Desde niña tuve siempre un instinto pirómano. Me gustaba el olor de los cerillos aún sin encender. Tomar la pequeña caja entre mis dedos, abrirla y extraer uno de ellos. Sujetarlo por el talle y frotarlo. La textura. La chispa. Ese arder.
Solía incinerar hojas de máquina en blanco, en el patio, a solas. Me provocaba un extraño placer ver cómo esa blancura se consumía en mis manos. Los bordes que se vuelven ceniza. Lo volátil de su dispersión.
Se trataba, supongo, de un perverso gusto infantil por la constatación de lo efímero. En todo caso, creo que lo que me gustaba era ese saberme artífice de la combustión. Lo terrible y lo bello de su potestad al alcance, tan sólo, de un minúsculo objeto que me ha parecido siempre un pequeño soldadito con casco rojo o azul, fusil en alto, listo para el combate.
¿No es la palabra fósforo en sí misma un vocablo que crepita cuando se pronuncia? ¿No dice de sí la fricción implícita en el doble sonido de sus efes?
En 1669, el alquimista Henning Brand descubrió un elemento al que dio por nombre fósforo, que deriva del griego phosphoros y significa “mensajero de luz.”. Años después, en 1680, el destacado científico irlandés Robert Boyle fabricó el primer prototipo del cerillo. Boyle, considerado “el padre de la química moderna”, cubrió una pieza de papel con fósforo y la punta de un palillo de madera con azufre, frotó la madera sobre el papel e hizo fuego. Sin embargo los fósforos de Boyle eran peligrosos y caros, emitían un humo maloliente y tóxico.

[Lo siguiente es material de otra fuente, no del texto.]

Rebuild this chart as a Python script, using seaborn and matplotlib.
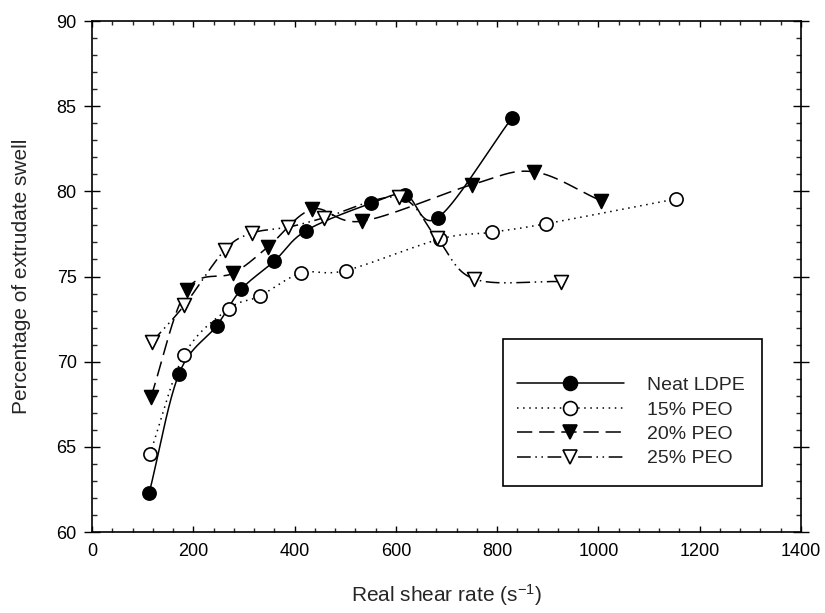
import numpy as np
import matplotlib
matplotlib.use("Agg")
import matplotlib.pyplot as plt
import seaborn as sns
from matplotlib.lines import Line2D
from matplotlib.patches import Rectangle
from matplotlib.ticker import MultipleLocator

# Extrudate swell vs. real shear rate
ldpe_rate = [113, 172, 246, 295, 360, 423, 551, 619, 683, 829]
ldpe_swell = [62.3, 69.3, 72.1, 74.25, 75.9, 77.7, 79.3, 79.8, 78.45, 84.3]

peo15_rate = [114, 182, 270, 331, 413, 501, 687, 790, 897, 1153]
peo15_swell = [64.55, 70.4, 73.1, 73.85, 75.2, 75.35, 77.2, 77.6, 78.1, 79.55]

peo20_rate = [116, 187, 279, 348, 435, 534, 751, 872, 1005]
peo20_swell = [67.9, 74.2, 75.2, 76.75, 78.95, 78.25, 80.4, 81.15, 79.45]

peo25_rate = [118, 182, 262, 316, 388, 459, 606, 681, 755, 926]
peo25_swell = [71.15, 73.3, 76.55, 77.55, 77.9, 78.45, 79.65, 77.25, 74.85, 74.7]

labels = ["Neat LDPE", "15% PEO", "20% PEO", "25% PEO"]
x_ticks = [0, 200, 400, 600, 800, 1000, 1200, 1400]
y_ticks = [60, 65, 70, 75, 80, 85, 90]


def smooth_curve(x, y, n=60):
    """Catmull-Rom curve through the measured points (for the connecting line)."""
    P = np.column_stack([np.asarray(x, float), np.asarray(y, float)])
    k = len(P)
    T = np.zeros_like(P)
    T[1:-1] = (P[2:] - P[:-2]) / 2.0
    T[0] = P[1] - P[0]
    T[-1] = P[-1] - P[-2]
    t = np.linspace(0, 1, n)[:, None]
    h00 = 2 * t ** 3 - 3 * t ** 2 + 1
    h10 = t ** 3 - 2 * t ** 2 + t
    h01 = -2 * t ** 3 + 3 * t ** 2
    h11 = t ** 3 - t ** 2
    segs = []
    for i in range(k - 1):
        seg = h00 * P[i] + h10 * T[i] + h01 * P[i + 1] + h11 * T[i + 1]
        segs.append(seg if i == 0 else seg[1:])
    pts = np.vstack(segs)
    return pts[:, 0], pts[:, 1]


sns.set_theme(style="ticks")
plt.rcParams["font.family"] = ["Liberation Sans", "DejaVu Sans"]
plt.rcParams["mathtext.fontset"] = "custom"
plt.rcParams["mathtext.rm"] = "Liberation Sans"
plt.rcParams["mathtext.default"] = "regular"

fig = plt.figure(figsize=(8.25, 6.13), dpi=100)
ax = fig.add_axes([92 / 825, 1 - 532 / 613, (801 - 92) / 825, (532 - 21) / 613])

lw = 1.1
series = [
    (ldpe_rate, ldpe_swell, "-", "o", "black", 90),
    (peo15_rate, peo15_swell, (0, (1, 3)), "o", "white", 90),
    (peo20_rate, peo20_swell, (0, (10, 4.5)), "v", "black", 100),
    (peo25_rate, peo25_swell, (0, (9, 3, 1, 3, 1, 3)), "v", "white", 100),
]

handles = []
for (xr, yr, ls, mk, fc, s), lab in zip(series, labels):
    xs, ys = smooth_curve(xr, yr)
    sns.lineplot(x=xs, y=ys, ax=ax, color="black", linewidth=lw,
                 linestyle=ls, sort=False, estimator=None, zorder=2)
    sns.scatterplot(x=xr, y=yr, ax=ax, marker=mk, s=s, color=fc,
                    edgecolor="black", linewidth=1.2, zorder=3)
    handles.append(Line2D([], [], color="black", linewidth=lw, linestyle=ls,
                          marker=mk, markersize=10, markerfacecolor=fc,
                          markeredgecolor="black", markeredgewidth=1.2))

ax.set_xlim(0, 1400)
ax.set_ylim(60, 90)
ax.set_xticks(x_ticks)
ax.set_yticks(y_ticks)
ax.xaxis.set_minor_locator(MultipleLocator(40))
ax.yaxis.set_minor_locator(MultipleLocator(1))
ax.tick_params(axis="x", which="major", direction="in", length=4.5, width=1,
               top=True, bottom=True, labelsize=13, pad=8, colors="black")
ax.tick_params(axis="x", which="minor", direction="in", length=3, width=1,
               top=True, bottom=True)
ax.tick_params(axis="y", which="major", direction="inout", length=12, width=1,
               left=True, right=True, labelsize=13, pad=5, colors="black")
ax.tick_params(axis="y", which="minor", direction="in", length=3.5, width=1,
               left=True, right=True)
for sp in ax.spines.values():
    sp.set_visible(True)
    sp.set_linewidth(1.2)
    sp.set_color("black")

ax.set_xlabel("Real shear rate (s$^{-1}$)", fontsize=15, labelpad=16)
ax.set_ylabel("Percentage of extrudate swell", fontsize=15, labelpad=18)

# legend box
frame = Rectangle((503 / 825, 1 - 486 / 613), (762 - 503) / 825, (486 - 339) / 613,
                  transform=fig.transFigure, facecolor="white", edgecolor="black",
                  linewidth=1.2, zorder=4)
ax.add_patch(frame)
leg = ax.legend(handles, labels, loc="center left", frameon=False,
                bbox_to_anchor=(517 / 825, 1 - 422 / 613),
                bbox_transform=fig.transFigure, fontsize=14,
                handlelength=5.5, handletextpad=1.2, labelspacing=0.35,
                borderpad=0, borderaxespad=0)
leg.set_zorder(5)

fig.savefig("out.png", dpi=100)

Fue el químico y boticario inglés John Walker quien creó los primeros cerillos que ardieron por fricción. Lo logró al impregnar el extremo de un palillo con una mezcla química y luego dejarlo secar. El fuego portátil que Walker produjo, se conseguía con tan sólo frotar la punta contra, por ejemplo, una piedra. Sus cerillos prendían al frotarlos contra un pliegue de papel de lija. Pero en esta ocasión, los fósforos también tenían inconvenientes: eran explosivos y sumamente flamables, se dice que en más de una ocasión su cabeza se fragmentó al ser encendida provocando conatos de incendio. A consecuencia de ello quedaron prohibidos en Francia y Alemania.
Un detalle curioso, Walker no patentó sus cerillos, a los que nombró Congreves, en honor del cohete inventado por Sir William Congreve en 1808 (mismo que fue usado en la guerra contra Estados Unidos). De modo que sus fósforos fueron comercializados, primero por Hixon, un agente comercial del pueblo, quien no logró hacer fortuna con ellos. Y después por un tal Samuel Jones, quien los vendió bajo la marca denominada “Lucifer”.
En 1830, el químico francés Charles Saura utilizó fósforo blanco y ácido sulfúrico en su intento de elaboración de cerillos inodoros, los llamados “cerillos prometeicos”. Un delgado rollo de papel coronado por un diminuto tubo que debía ser roto con unas pinzas para provocar la reacción del ácido y el surgimiento de la flama. Una vez más se trató de un prototipo frustrado: el fósforo blanco resultó venenoso y su uso trajo consigo la intoxicación de muchas personas.
No fue sino hasta 1852, que Johan Edvard Lundstrom patentó en Suecia los llamados “cerillos de seguridad”, para cuya preparación usó fósforo rojo, que no es tóxico y es de fácil combustión.
Actualmente los cerillos tienen una cabeza de sulfuro de antimonio y agentes oxidantes como el clorato de potasio y azufre o carbón; y en la superficie de frotamiento: fósforo rojo, vidrio molido y aglutinante.
Debo decir que nunca dí rienda suelta a mi fallida vocación de incendiaria. Supongo que me conformé con pequeños fuegos de bolsillo. Pero también que todavía ahora, tantos años ha de la infancia, cuando enciendo un cerillo, al aspirar el aroma del azufre viene a mí ese cosquilleo, la textura, la chispa: el oficio súbito de arder.